# DO THIS:
Skip the pictures and quote all of the lines exactly.

# STORED DATA:
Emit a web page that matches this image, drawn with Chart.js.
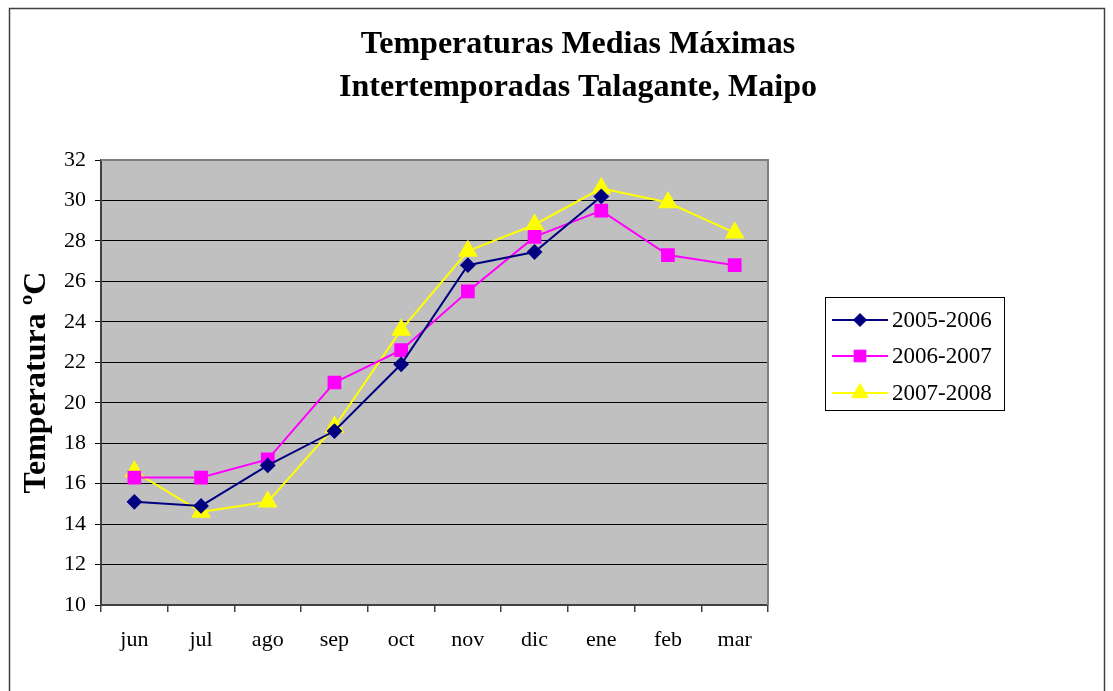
<!DOCTYPE html>
<html><head><meta charset="utf-8">
<script src="https://cdn.jsdelivr.net/npm/chart.js@4.4.1/dist/chart.umd.min.js"></script>
<style>html,body{margin:0;padding:0;background:#fff;}#wrap{width:1113px;height:691px;position:relative;}</style>
</head><body><div id="wrap"><canvas id="c" width="1113" height="691"></canvas></div>
<script>
const categories = ['jun','jul','ago','sep','oct','nov','dic','ene','feb','mar'];
const s2005_2006 = [15.1, 14.9, 16.9, 18.6, 21.9, 26.8, 27.45, 30.2, null, null];
const s2006_2007 = [16.3, 16.3, 17.2, 21.0, 22.6, 25.5, 28.2, 29.5, 27.3, 26.8];
const s2007_2008 = [16.6, 14.6, 15.1, 18.8, 23.6, 27.5, 28.8, 30.6, 29.9, 28.4];
const seriesNames = ['2005-2006','2006-2007','2007-2008'];
const titleLines = ['Temperaturas Medias Máximas','Intertemporadas Talagante, Maipo'];
const yTitle = 'Temperatura ºC';
const FONT = "'Liberation Serif','Times New Roman',serif";

const decor = {
  id:'decor',
  beforeDraw(chart){
    const ctx = chart.ctx, a = chart.chartArea;
    ctx.save();
    ctx.fillStyle = '#fff'; ctx.fillRect(0,0,chart.width,chart.height);
    ctx.fillStyle = '#C0C0C0'; ctx.fillRect(a.left,a.top,a.right-a.left,a.bottom-a.top);
    ctx.strokeStyle = '#404040'; ctx.lineWidth = 1.5;
    ctx.strokeRect(9.5,8.5,1095,720);
    ctx.restore();
  },
  afterDraw(chart){
    const ctx = chart.ctx, a = chart.chartArea;
    ctx.save();
    ctx.strokeStyle = '#808080'; ctx.lineWidth = 2;
    ctx.beginPath(); ctx.moveTo(a.left,a.top); ctx.lineTo(a.right,a.top); ctx.lineTo(a.right,a.bottom); ctx.stroke();
    ctx.fillStyle = '#000'; ctx.textAlign='center'; ctx.textBaseline='middle';
    ctx.font = "bold 32px " + FONT;
    ctx.fillText(titleLines[0], 578, 45);
    ctx.fillText(titleLines[1], 578, 88);
    const lx=825, ly=297, lw=179, lh=113;
    ctx.fillStyle='#fff'; ctx.fillRect(lx,ly,lw,lh);
    ctx.strokeStyle='#000'; ctx.lineWidth=1; ctx.strokeRect(lx+0.5,ly+0.5,lw,lh);
    const ys=[320,356,393];
    chart.data.datasets.forEach((ds,i)=>{
      const y=ys[i];
      ctx.strokeStyle=ds.borderColor; ctx.lineWidth=2;
      ctx.beginPath(); ctx.moveTo(832,y); ctx.lineTo(888,y); ctx.stroke();
      ctx.save();
      ctx.fillStyle=ds.pointBackgroundColor; ctx.strokeStyle=ds.pointBorderColor; ctx.lineWidth=1;
      Chart.helpers.drawPoint(ctx,{pointStyle:ds.pointStyle,radius:ds.pointRadius,borderWidth:1,rotation:0},860,y);
      ctx.restore();
      ctx.fillStyle='#000'; ctx.textAlign='left'; ctx.textBaseline='middle';
      ctx.font = "23px " + FONT;
      ctx.fillText(ds.label, 892, y+1);
    });
    ctx.restore();
  }
};

const mk = (label, data, color, style, r) => ({
  label, data, borderColor: color, backgroundColor: color,
  pointBackgroundColor: color, pointBorderColor: color,
  pointStyle: style, pointRadius: r, pointHoverRadius: r, borderWidth: 2,
  tension: 0, spanGaps: false
});

new Chart(document.getElementById('c'), {
  type:'line',
  data:{
    labels: categories,
    datasets:[
      mk(seriesNames[0], s2005_2006, '#000080', 'rectRot', 6.5),
      mk(seriesNames[1], s2006_2007, '#FF00FF', 'rect', 8.3),
      mk(seriesNames[2], s2007_2008, '#FFFF00', 'triangle', 9.5)
    ]
  },
  options:{
    responsive:false, animation:false, devicePixelRatio:1,
    layout:{padding:{left:18, top:160, right:345, bottom:0}},
    plugins:{legend:{display:false}, title:{display:false}, tooltip:{enabled:false}},
    scales:{
      x:{
        offset:true,
        grid:{offset:true, drawOnChartArea:false, drawTicks:true, tickLength:7, color:'#404040', lineWidth:1.5},
        border:{display:true, color:'#404040', width:2},
        ticks:{color:'#000', font:{family:FONT, size:22}, padding:15, maxRotation:0},
        afterFit(s){ s.height = 86; }
      },
      y:{
        min:10, max:32,
        ticks:{stepSize:2, color:'#000', font:{family:FONT, size:22}, padding:9},
        grid:{color:'#000', lineWidth:1, tickLength:6, drawTicks:true},
        border:{display:true, color:'#404040', width:2},
        title:{display:true, text:yTitle, color:'#000', font:{family:FONT, size:32, weight:'bold'}, padding:{top:0,bottom:0}},
        afterFit(s){ s.width = 83; }
      }
    }
  },
  plugins:[decor]
});
</script></body></html>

# THE RESULT:
Emit a web page that matches this image, drawn with Chart.js.
<!DOCTYPE html>
<html><head><meta charset="utf-8">
<script src="https://cdn.jsdelivr.net/npm/chart.js@4.4.1/dist/chart.umd.min.js"></script>
<style>html,body{margin:0;padding:0;background:#fff;}#wrap{width:1113px;height:691px;position:relative;}</style>
</head><body><div id="wrap"><canvas id="c" width="1113" height="691"></canvas></div>
<script>
const categories = ['jun','jul','ago','sep','oct','nov','dic','ene','feb','mar'];
const s2005_2006 = [15.1, 14.9, 16.9, 18.6, 21.9, 26.8, 27.45, 30.2, null, null];
const s2006_2007 = [16.3, 16.3, 17.2, 21.0, 22.6, 25.5, 28.2, 29.5, 27.3, 26.8];
const s2007_2008 = [16.6, 14.6, 15.1, 18.8, 23.6, 27.5, 28.8, 30.6, 29.9, 28.4];
const seriesNames = ['2005-2006','2006-2007','2007-2008'];
const titleLines = ['Temperaturas Medias Máximas','Intertemporadas Talagante, Maipo'];
const yTitle = 'Temperatura ºC';
const FONT = "'Liberation Serif','Times New Roman',serif";

const decor = {
  id:'decor',
  beforeDraw(chart){
    const ctx = chart.ctx, a = chart.chartArea;
    ctx.save();
    ctx.fillStyle = '#fff'; ctx.fillRect(0,0,chart.width,chart.height);
    ctx.fillStyle = '#C0C0C0'; ctx.fillRect(a.left,a.top,a.right-a.left,a.bottom-a.top);
    ctx.strokeStyle = '#404040'; ctx.lineWidth = 1.5;
    ctx.strokeRect(9.5,8.5,1095,720);
    ctx.restore();
  },
  afterDraw(chart){
    const ctx = chart.ctx, a = chart.chartArea;
    ctx.save();
    ctx.strokeStyle = '#808080'; ctx.lineWidth = 2;
    ctx.beginPath(); ctx.moveTo(a.left,a.top); ctx.lineTo(a.right,a.top); ctx.lineTo(a.right,a.bottom); ctx.stroke();
    ctx.fillStyle = '#000'; ctx.textAlign='center'; ctx.textBaseline='middle';
    ctx.font = "bold 32px " + FONT;
    ctx.fillText(titleLines[0], 578, 45);
    ctx.fillText(titleLines[1], 578, 88);
    const lx=825, ly=297, lw=179, lh=113;
    ctx.fillStyle='#fff'; ctx.fillRect(lx,ly,lw,lh);
    ctx.strokeStyle='#000'; ctx.lineWidth=1; ctx.strokeRect(lx+0.5,ly+0.5,lw,lh);
    const ys=[320,356,393];
    chart.data.datasets.forEach((ds,i)=>{
      const y=ys[i];
      ctx.strokeStyle=ds.borderColor; ctx.lineWidth=2;
      ctx.beginPath(); ctx.moveTo(832,y); ctx.lineTo(888,y); ctx.stroke();
      ctx.save();
      ctx.fillStyle=ds.pointBackgroundColor; ctx.strokeStyle=ds.pointBorderColor; ctx.lineWidth=1;
      Chart.helpers.drawPoint(ctx,{pointStyle:ds.pointStyle,radius:ds.pointRadius,borderWidth:1,rotation:0},860,y);
      ctx.restore();
      ctx.fillStyle='#000'; ctx.textAlign='left'; ctx.textBaseline='middle';
      ctx.font = "23px " + FONT;
      ctx.fillText(ds.label, 892, y+1);
    });
    ctx.restore();
  }
};

const mk = (label, data, color, style, r) => ({
  label, data, borderColor: color, backgroundColor: color,
  pointBackgroundColor: color, pointBorderColor: color,
  pointStyle: style, pointRadius: r, pointHoverRadius: r, borderWidth: 2,
  tension: 0, spanGaps: false
});

new Chart(document.getElementById('c'), {
  type:'line',
  data:{
    labels: categories,
    datasets:[
      mk(seriesNames[0], s2005_2006, '#000080', 'rectRot', 6.5),
      mk(seriesNames[1], s2006_2007, '#FF00FF', 'rect', 8.3),
      mk(seriesNames[2], s2007_2008, '#FFFF00', 'triangle', 9.5)
    ]
  },
  options:{
    responsive:false, animation:false, devicePixelRatio:1,
    layout:{padding:{left:18, top:160, right:345, bottom:0}},
    plugins:{legend:{display:false}, title:{display:false}, tooltip:{enabled:false}},
    scales:{
      x:{
        offset:true,
        grid:{offset:true, drawOnChartArea:false, drawTicks:true, tickLength:7, color:'#404040', lineWidth:1.5},
        border:{display:true, color:'#404040', width:2},
        ticks:{color:'#000', font:{family:FONT, size:22}, padding:15, maxRotation:0},
        afterFit(s){ s.height = 86; }
      },
      y:{
        min:10, max:32,
        ticks:{stepSize:2, color:'#000', font:{family:FONT, size:22}, padding:9},
        grid:{color:'#000', lineWidth:1, tickLength:6, drawTicks:true},
        border:{display:true, color:'#404040', width:2},
        title:{display:true, text:yTitle, color:'#000', font:{family:FONT, size:32, weight:'bold'}, padding:{top:0,bottom:0}},
        afterFit(s){ s.width = 83; }
      }
    }
  },
  plugins:[decor]
});
</script></body></html>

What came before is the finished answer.